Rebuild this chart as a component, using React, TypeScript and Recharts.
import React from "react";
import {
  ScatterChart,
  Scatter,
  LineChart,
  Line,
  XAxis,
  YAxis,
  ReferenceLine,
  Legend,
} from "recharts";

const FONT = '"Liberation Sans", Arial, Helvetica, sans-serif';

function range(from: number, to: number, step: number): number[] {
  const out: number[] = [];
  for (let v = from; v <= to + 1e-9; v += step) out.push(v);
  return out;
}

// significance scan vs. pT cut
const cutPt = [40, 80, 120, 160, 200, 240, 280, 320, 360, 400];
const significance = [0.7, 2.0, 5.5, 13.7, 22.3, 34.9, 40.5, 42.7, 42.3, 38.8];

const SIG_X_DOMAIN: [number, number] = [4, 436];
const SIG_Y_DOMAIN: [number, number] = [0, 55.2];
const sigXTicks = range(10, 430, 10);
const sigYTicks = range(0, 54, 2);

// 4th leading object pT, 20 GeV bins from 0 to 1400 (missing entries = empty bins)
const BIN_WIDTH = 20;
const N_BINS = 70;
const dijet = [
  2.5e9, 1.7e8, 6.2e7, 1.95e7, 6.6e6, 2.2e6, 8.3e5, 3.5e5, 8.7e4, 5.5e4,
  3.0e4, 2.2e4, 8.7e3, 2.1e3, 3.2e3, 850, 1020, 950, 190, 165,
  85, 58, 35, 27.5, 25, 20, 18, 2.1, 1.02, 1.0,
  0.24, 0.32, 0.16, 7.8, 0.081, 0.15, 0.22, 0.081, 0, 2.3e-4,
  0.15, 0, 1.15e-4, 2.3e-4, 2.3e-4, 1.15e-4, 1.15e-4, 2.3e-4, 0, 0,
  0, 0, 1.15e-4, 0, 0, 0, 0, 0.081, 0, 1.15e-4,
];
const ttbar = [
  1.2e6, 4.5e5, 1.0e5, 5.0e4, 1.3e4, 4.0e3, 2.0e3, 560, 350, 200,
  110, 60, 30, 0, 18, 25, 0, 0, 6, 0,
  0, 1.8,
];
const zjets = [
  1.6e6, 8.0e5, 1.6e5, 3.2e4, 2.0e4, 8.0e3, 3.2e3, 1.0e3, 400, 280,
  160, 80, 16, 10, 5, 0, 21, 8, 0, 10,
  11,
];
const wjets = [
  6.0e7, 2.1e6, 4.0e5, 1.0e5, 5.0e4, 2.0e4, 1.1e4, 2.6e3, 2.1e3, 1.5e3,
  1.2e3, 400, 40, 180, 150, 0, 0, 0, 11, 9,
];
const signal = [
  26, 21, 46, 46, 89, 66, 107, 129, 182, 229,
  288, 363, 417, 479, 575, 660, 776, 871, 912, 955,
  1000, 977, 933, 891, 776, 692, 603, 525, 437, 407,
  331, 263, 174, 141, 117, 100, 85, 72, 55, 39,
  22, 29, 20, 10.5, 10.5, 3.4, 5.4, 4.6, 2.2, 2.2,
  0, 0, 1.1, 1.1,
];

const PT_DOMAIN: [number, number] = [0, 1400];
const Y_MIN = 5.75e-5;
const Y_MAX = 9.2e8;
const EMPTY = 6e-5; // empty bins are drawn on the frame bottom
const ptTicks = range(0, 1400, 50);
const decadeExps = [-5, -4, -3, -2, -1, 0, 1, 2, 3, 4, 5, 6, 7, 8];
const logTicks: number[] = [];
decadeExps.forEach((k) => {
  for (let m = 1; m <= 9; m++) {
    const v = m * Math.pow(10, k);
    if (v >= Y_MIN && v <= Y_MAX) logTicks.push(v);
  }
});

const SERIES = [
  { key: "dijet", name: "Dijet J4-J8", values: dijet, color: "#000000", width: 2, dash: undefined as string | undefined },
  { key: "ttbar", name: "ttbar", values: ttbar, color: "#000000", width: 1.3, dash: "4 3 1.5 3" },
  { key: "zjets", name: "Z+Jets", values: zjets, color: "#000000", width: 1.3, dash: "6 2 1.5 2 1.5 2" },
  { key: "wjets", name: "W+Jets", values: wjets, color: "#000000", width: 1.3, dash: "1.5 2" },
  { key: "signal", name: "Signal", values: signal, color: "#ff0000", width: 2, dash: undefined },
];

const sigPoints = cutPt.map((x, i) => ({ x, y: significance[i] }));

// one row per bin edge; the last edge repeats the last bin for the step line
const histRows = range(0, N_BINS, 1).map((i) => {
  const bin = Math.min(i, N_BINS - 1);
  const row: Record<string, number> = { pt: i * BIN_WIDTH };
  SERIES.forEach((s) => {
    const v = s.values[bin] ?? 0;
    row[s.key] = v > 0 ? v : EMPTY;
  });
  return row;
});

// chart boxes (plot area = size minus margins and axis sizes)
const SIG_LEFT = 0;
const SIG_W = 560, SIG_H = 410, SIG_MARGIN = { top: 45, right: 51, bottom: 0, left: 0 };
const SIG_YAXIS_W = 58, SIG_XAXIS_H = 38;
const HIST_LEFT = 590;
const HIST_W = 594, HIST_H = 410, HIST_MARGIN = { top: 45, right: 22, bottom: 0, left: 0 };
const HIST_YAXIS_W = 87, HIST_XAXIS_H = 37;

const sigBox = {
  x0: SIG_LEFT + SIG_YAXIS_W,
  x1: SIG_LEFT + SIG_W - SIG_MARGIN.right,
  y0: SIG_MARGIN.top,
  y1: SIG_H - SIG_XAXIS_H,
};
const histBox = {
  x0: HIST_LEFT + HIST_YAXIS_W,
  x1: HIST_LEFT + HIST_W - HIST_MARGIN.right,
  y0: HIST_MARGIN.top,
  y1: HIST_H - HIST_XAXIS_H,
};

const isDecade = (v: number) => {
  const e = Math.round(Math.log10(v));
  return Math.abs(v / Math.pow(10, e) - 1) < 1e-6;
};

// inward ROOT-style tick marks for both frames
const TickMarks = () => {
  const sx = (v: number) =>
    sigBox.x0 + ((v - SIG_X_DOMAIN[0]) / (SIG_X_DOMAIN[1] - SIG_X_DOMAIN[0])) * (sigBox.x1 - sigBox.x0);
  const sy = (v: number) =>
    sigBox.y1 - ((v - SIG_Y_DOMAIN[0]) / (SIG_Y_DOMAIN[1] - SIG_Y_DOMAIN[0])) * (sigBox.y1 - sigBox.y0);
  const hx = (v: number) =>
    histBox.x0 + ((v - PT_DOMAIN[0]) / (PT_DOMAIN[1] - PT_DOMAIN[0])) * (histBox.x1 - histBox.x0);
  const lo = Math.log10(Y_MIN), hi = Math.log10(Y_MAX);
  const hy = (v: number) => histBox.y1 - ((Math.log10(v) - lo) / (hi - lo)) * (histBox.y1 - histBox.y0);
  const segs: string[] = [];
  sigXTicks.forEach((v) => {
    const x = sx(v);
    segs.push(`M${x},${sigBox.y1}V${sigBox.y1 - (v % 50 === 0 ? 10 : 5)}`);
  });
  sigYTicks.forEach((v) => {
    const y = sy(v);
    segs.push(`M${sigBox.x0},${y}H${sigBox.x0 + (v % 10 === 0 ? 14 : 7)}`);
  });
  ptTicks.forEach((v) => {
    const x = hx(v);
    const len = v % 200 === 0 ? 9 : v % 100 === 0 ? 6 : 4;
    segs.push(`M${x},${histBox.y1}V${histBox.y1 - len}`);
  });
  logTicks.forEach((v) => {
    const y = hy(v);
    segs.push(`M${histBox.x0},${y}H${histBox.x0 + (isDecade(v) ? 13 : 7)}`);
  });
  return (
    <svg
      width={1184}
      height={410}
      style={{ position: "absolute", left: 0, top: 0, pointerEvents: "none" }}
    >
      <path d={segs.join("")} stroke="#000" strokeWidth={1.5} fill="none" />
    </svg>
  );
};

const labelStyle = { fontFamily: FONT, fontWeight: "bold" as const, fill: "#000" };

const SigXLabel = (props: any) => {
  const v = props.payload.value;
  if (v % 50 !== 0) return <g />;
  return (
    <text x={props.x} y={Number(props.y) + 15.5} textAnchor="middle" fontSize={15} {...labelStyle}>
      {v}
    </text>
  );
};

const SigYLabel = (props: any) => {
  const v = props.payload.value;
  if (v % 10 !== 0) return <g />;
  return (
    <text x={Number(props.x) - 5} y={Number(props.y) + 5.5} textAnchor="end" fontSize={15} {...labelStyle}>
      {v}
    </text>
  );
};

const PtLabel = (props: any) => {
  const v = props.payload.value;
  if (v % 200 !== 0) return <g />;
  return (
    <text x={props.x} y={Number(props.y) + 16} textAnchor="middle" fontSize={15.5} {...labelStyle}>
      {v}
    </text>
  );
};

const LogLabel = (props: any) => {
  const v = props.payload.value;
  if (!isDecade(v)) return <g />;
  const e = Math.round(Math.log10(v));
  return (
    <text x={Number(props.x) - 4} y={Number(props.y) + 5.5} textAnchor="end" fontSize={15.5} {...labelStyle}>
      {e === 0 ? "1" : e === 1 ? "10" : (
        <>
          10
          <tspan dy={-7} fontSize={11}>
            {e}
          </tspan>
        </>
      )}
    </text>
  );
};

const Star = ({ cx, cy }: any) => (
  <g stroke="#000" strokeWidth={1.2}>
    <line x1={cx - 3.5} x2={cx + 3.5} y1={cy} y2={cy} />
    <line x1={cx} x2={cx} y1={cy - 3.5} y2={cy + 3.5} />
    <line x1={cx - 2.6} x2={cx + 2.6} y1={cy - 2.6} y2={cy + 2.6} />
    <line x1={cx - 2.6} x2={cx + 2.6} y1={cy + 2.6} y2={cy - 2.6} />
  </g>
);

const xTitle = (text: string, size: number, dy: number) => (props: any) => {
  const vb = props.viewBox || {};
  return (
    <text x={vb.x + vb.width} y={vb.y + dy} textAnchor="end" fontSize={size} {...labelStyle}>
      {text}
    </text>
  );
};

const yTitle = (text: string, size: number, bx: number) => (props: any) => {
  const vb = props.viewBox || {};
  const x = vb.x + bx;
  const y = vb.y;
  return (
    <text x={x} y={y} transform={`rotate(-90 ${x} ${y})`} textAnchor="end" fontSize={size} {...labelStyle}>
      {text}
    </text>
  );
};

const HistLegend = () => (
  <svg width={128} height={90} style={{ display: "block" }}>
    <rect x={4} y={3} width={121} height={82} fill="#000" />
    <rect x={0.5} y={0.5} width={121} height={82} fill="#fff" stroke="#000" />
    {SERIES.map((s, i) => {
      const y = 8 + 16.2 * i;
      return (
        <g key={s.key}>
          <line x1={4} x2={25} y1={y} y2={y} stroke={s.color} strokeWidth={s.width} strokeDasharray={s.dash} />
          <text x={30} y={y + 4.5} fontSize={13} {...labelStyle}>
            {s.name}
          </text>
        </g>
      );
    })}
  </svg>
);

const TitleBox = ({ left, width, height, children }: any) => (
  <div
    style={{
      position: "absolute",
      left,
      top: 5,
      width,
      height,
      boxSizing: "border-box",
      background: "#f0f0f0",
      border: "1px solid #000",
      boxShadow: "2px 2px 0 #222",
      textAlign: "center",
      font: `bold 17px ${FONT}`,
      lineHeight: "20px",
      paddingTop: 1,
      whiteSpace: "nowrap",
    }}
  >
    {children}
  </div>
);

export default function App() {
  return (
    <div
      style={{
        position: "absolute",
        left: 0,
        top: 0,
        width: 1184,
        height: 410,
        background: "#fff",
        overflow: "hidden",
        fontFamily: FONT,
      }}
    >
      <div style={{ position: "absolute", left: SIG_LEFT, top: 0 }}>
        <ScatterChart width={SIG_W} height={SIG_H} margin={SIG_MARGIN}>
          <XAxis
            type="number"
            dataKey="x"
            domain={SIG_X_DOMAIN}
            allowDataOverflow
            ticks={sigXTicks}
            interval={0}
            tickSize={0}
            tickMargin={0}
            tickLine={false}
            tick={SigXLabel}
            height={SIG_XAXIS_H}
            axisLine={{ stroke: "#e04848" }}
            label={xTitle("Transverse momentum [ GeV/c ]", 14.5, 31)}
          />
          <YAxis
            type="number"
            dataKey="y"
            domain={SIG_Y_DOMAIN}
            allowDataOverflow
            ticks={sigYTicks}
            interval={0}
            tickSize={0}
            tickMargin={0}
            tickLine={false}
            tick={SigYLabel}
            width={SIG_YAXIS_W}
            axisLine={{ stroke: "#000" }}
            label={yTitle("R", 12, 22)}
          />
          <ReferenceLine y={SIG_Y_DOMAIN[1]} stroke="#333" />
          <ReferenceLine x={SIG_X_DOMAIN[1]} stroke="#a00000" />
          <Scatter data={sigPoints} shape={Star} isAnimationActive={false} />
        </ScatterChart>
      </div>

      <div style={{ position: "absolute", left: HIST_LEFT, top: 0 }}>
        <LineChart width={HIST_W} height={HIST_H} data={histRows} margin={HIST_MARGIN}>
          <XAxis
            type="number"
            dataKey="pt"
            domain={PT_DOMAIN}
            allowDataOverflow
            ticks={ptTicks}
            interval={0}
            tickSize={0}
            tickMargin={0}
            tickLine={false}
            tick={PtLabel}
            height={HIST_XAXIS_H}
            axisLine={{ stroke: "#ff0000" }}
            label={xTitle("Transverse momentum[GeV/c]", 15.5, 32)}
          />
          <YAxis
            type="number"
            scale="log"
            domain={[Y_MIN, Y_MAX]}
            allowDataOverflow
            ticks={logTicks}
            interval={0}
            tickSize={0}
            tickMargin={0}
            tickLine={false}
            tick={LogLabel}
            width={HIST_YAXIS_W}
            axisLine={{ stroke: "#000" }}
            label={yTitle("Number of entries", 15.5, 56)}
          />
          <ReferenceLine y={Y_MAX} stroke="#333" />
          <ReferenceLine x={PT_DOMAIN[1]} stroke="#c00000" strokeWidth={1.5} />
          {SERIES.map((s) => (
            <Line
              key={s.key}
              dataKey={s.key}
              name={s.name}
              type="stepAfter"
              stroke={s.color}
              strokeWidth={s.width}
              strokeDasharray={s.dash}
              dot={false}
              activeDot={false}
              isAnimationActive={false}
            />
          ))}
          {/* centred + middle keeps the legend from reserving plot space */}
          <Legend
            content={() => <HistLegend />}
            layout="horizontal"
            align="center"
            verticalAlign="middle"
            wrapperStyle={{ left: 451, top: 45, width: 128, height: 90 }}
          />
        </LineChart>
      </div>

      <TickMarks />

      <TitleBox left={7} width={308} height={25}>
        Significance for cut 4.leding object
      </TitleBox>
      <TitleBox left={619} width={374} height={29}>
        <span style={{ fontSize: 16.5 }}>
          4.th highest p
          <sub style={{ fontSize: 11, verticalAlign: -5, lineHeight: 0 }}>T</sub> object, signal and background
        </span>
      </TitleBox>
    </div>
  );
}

...

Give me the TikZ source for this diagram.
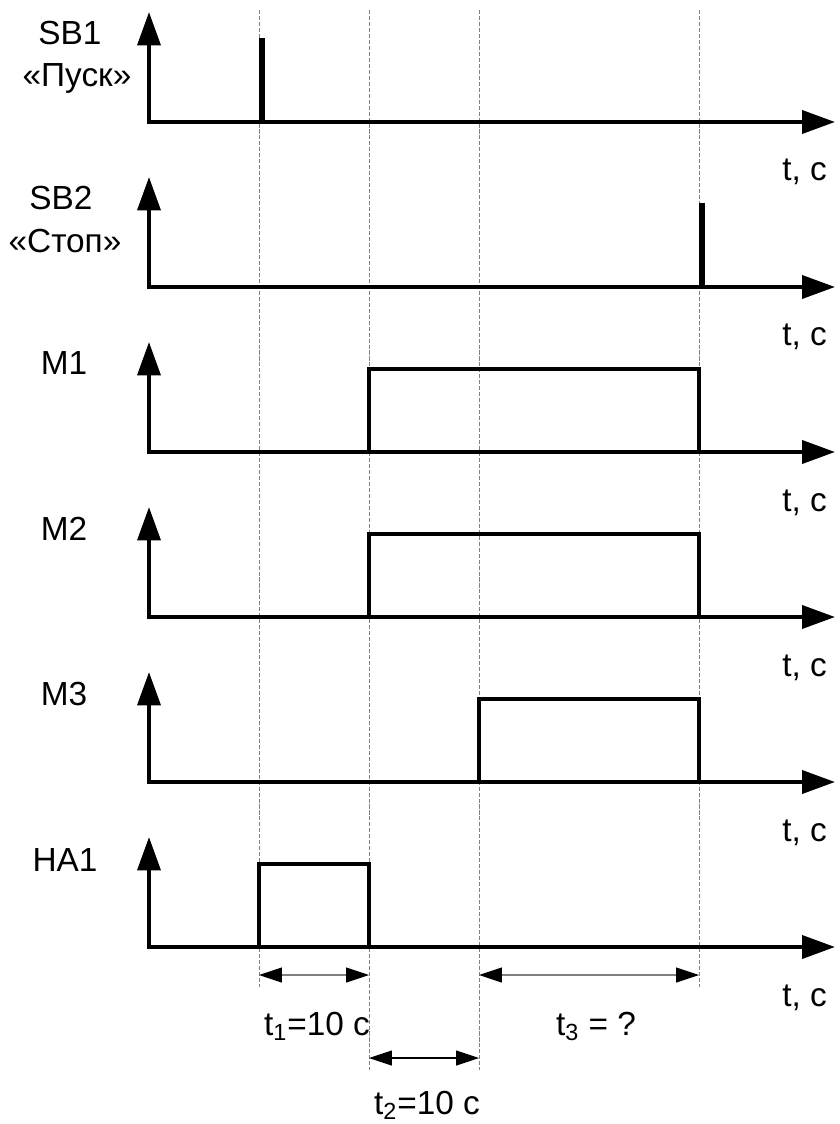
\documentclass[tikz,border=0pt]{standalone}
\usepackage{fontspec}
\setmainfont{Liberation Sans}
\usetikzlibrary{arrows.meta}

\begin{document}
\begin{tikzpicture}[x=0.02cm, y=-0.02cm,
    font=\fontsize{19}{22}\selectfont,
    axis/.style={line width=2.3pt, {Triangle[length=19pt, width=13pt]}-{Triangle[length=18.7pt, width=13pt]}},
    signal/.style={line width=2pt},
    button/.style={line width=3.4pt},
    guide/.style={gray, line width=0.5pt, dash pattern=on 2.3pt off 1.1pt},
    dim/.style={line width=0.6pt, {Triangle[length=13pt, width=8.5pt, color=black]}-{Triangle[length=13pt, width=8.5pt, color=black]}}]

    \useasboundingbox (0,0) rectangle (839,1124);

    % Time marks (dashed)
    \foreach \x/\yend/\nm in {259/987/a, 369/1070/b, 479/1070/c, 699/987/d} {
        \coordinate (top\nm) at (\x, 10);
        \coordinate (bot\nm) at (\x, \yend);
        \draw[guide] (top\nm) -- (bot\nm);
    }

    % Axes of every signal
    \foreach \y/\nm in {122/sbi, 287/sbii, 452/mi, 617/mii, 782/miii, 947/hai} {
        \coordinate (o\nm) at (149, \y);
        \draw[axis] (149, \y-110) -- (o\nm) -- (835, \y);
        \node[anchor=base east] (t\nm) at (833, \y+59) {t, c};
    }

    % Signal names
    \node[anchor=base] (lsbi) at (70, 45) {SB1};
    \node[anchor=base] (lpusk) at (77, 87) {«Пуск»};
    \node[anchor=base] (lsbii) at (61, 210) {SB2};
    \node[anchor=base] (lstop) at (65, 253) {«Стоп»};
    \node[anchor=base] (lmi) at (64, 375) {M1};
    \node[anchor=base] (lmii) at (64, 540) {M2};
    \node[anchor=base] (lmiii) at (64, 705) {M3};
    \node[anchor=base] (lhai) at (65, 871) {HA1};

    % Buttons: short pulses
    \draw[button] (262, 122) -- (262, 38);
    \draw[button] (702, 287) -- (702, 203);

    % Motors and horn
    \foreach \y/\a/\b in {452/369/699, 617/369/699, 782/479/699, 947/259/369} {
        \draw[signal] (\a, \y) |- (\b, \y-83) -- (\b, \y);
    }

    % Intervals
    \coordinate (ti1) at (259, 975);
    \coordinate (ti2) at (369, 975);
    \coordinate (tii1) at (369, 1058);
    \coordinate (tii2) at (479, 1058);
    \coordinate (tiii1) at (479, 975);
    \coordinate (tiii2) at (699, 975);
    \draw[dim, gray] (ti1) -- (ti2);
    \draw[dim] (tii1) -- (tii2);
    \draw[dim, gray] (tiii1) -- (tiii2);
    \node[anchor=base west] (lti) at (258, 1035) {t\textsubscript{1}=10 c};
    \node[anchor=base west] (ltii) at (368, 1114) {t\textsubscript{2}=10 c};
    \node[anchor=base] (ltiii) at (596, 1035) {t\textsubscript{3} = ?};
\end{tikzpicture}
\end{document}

--

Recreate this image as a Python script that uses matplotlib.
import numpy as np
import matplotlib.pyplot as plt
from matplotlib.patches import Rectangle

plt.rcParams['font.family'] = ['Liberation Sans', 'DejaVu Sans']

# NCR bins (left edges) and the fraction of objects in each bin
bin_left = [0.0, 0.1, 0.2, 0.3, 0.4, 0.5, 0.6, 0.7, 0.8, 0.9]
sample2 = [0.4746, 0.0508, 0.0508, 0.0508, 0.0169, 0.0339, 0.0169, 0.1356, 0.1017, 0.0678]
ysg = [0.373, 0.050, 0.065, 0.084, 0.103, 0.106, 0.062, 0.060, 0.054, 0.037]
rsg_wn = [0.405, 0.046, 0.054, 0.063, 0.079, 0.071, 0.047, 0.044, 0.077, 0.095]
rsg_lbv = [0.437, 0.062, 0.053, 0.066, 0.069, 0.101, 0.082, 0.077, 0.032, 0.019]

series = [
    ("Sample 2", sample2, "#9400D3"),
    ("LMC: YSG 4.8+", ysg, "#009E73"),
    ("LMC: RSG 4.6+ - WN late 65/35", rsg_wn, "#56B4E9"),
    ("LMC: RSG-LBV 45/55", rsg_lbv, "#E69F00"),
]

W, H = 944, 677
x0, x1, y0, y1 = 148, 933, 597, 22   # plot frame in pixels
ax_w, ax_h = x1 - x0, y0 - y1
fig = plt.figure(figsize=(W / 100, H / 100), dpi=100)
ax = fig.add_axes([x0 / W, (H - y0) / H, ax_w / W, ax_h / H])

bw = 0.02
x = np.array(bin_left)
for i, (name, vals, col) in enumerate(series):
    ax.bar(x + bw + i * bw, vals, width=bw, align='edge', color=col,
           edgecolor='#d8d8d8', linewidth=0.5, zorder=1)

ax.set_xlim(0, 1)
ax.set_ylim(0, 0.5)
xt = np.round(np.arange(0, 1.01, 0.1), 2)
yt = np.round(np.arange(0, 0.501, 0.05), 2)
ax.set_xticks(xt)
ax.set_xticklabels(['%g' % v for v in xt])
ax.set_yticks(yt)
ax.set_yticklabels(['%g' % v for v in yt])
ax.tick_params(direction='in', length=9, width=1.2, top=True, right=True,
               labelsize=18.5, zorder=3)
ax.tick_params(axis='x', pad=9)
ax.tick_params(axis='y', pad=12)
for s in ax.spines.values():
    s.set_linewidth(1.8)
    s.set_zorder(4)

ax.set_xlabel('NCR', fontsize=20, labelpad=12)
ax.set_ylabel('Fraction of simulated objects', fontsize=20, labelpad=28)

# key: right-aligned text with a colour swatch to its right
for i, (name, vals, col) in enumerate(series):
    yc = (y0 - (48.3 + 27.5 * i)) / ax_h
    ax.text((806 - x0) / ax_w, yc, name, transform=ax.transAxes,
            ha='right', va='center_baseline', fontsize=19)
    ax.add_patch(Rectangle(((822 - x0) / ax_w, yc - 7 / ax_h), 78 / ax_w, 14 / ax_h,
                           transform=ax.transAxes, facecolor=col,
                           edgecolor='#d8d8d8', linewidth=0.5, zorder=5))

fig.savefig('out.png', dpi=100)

WHAT TO WORK ON:
Begin with the line that has "Rebuild this chart" in the listing above and end after the line that has "const sigYTicks = range(0, 54, 2);"; output those lines exactly.

SOLUTION TO THIS EXERCISE:
Rebuild this chart as a component, using React, TypeScript and Recharts.
import React from "react";
import {
  ScatterChart,
  Scatter,
  LineChart,
  Line,
  XAxis,
  YAxis,
  ReferenceLine,
  Legend,
} from "recharts";

const FONT = '"Liberation Sans", Arial, Helvetica, sans-serif';

function range(from: number, to: number, step: number): number[] {
  const out: number[] = [];
  for (let v = from; v <= to + 1e-9; v += step) out.push(v);
  return out;
}

// significance scan vs. pT cut
const cutPt = [40, 80, 120, 160, 200, 240, 280, 320, 360, 400];
const significance = [0.7, 2.0, 5.5, 13.7, 22.3, 34.9, 40.5, 42.7, 42.3, 38.8];

const SIG_X_DOMAIN: [number, number] = [4, 436];
const SIG_Y_DOMAIN: [number, number] = [0, 55.2];
const sigXTicks = range(10, 430, 10);
const sigYTicks = range(0, 54, 2);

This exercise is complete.